Record set –
┄┄┄┄┄┄

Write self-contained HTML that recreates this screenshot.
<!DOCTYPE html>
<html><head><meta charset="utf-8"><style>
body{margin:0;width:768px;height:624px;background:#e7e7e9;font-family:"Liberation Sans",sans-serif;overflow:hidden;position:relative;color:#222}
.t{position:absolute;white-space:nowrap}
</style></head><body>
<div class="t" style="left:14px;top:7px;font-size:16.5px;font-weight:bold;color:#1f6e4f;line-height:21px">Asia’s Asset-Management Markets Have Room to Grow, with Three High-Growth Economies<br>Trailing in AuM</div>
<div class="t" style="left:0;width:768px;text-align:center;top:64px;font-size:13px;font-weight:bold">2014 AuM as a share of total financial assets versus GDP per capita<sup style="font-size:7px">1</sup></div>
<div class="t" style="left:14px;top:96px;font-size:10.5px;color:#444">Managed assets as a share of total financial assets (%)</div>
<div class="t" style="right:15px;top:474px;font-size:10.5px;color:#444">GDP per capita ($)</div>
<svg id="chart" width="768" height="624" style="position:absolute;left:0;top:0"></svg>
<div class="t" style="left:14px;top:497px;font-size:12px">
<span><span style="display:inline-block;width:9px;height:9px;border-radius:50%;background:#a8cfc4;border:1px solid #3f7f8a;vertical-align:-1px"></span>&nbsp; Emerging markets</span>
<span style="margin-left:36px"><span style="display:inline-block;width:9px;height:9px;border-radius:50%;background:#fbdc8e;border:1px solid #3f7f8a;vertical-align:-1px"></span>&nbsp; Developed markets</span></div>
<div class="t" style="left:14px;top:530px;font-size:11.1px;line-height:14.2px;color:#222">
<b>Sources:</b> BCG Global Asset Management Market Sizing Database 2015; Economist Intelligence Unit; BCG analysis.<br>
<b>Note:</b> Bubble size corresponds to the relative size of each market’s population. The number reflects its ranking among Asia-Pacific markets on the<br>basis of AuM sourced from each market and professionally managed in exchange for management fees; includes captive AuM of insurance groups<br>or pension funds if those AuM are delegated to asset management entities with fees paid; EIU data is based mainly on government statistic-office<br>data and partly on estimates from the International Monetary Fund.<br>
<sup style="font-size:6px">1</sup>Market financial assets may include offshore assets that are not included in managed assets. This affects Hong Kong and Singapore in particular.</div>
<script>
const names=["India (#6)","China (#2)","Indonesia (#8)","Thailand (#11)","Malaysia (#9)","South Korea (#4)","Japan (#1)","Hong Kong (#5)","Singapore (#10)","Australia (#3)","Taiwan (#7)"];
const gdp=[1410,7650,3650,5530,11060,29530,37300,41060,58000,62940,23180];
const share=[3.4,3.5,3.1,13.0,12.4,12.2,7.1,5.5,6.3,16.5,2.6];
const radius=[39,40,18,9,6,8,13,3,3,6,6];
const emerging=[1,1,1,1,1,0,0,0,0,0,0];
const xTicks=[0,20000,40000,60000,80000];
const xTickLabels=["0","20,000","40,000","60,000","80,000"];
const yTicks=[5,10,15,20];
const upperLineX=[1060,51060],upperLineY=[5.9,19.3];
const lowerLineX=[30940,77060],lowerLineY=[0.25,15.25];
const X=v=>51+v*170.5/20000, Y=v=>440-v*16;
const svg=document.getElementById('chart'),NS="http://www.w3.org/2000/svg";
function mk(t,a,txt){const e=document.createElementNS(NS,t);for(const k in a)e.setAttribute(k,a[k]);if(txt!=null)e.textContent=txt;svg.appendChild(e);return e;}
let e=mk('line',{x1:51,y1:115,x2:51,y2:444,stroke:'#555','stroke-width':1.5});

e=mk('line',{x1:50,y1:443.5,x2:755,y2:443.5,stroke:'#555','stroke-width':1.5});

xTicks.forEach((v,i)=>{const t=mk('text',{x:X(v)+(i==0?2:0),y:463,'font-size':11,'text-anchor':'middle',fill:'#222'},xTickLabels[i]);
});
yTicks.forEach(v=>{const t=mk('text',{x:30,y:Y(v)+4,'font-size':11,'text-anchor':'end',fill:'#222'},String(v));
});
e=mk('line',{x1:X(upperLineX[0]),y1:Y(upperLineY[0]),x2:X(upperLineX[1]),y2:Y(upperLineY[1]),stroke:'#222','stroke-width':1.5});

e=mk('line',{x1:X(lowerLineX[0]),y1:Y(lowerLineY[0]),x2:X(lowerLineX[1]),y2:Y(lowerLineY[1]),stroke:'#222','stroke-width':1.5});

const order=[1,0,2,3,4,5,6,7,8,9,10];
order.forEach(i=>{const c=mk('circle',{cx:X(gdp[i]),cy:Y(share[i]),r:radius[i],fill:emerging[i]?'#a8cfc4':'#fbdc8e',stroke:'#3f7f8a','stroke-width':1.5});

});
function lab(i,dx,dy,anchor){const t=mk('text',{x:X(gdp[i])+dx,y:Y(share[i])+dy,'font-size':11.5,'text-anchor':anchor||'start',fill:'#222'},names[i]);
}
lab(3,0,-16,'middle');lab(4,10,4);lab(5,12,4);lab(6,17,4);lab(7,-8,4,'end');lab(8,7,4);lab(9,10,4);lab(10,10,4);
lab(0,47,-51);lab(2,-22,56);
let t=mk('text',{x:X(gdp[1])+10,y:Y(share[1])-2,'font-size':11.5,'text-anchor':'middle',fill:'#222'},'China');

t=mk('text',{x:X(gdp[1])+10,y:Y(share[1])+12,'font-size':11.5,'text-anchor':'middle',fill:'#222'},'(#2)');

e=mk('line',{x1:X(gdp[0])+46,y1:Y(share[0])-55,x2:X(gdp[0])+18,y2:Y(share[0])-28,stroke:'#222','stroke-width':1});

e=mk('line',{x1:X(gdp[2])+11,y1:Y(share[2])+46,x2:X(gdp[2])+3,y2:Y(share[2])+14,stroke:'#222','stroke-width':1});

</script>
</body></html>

┄┄┄┄┄┄

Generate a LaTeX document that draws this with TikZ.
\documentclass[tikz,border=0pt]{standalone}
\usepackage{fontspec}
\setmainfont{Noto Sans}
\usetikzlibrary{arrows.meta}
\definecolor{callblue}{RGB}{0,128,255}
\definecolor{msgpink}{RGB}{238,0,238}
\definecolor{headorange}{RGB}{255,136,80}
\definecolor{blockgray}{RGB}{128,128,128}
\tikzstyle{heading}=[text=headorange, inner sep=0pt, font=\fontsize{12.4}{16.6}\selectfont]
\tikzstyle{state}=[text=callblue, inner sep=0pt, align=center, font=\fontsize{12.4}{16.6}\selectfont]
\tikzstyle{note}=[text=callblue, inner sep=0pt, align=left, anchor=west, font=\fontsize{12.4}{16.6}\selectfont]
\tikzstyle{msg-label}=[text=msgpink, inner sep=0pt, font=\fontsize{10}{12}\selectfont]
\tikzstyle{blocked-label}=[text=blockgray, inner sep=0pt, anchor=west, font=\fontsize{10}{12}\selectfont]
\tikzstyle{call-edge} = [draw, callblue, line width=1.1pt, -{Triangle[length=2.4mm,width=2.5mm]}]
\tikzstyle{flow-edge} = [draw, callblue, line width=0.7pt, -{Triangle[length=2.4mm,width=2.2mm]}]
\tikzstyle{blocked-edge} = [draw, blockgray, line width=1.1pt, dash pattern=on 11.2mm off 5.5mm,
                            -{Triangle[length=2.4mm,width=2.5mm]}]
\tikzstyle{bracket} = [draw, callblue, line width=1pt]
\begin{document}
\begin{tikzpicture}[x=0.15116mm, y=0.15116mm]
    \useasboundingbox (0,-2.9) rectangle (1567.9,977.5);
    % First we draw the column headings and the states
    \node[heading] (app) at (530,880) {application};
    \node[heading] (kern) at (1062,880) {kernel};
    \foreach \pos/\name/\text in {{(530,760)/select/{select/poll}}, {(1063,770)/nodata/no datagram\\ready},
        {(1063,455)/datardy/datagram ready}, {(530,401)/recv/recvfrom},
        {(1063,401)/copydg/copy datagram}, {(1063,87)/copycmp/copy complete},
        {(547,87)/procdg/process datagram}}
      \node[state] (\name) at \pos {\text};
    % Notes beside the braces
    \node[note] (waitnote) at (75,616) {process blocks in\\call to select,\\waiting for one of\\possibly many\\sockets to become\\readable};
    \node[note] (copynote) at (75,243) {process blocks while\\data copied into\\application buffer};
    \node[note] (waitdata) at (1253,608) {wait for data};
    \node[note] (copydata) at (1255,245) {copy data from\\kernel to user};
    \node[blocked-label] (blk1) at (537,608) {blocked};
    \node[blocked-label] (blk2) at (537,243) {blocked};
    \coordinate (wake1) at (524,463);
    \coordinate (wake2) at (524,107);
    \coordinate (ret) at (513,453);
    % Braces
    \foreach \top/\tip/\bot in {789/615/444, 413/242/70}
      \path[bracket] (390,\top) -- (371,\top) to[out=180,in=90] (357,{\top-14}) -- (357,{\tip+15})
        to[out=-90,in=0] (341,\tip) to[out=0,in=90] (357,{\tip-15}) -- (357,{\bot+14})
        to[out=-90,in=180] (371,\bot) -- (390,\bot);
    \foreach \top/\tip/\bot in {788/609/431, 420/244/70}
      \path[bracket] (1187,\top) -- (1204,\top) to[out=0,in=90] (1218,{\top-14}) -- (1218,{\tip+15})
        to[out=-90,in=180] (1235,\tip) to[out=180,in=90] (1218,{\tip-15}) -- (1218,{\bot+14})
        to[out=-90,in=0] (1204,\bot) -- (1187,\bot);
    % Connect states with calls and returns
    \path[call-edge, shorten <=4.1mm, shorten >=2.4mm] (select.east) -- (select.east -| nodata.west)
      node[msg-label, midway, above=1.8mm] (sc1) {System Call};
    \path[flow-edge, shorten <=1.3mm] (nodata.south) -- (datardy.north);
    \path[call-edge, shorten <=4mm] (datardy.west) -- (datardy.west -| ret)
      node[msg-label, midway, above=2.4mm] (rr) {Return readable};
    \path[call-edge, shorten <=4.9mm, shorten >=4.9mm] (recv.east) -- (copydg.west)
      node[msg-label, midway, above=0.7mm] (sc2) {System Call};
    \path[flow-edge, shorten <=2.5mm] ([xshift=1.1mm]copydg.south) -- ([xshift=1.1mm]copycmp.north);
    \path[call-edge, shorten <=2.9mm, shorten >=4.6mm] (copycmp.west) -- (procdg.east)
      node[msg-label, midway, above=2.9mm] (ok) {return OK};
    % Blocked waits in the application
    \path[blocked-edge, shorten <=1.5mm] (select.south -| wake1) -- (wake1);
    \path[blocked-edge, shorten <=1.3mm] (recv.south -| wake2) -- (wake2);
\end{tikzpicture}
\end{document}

┄┄┄┄┄┄

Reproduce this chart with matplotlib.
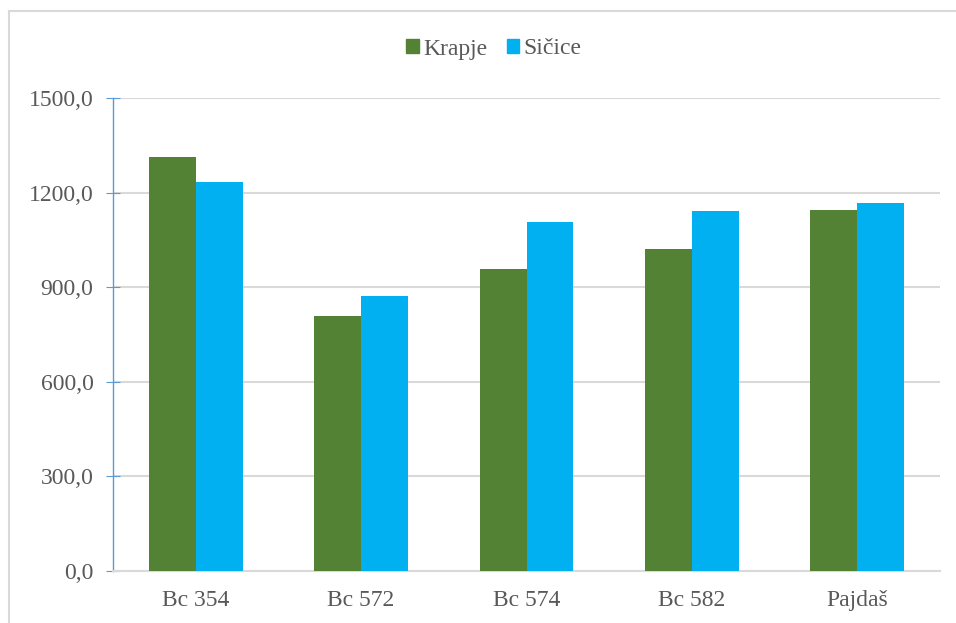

┄┄┄┄┄┄

What you need to do – Of the lines above, how many contain the string "chart"? Only the number is required.

Exercise response – 3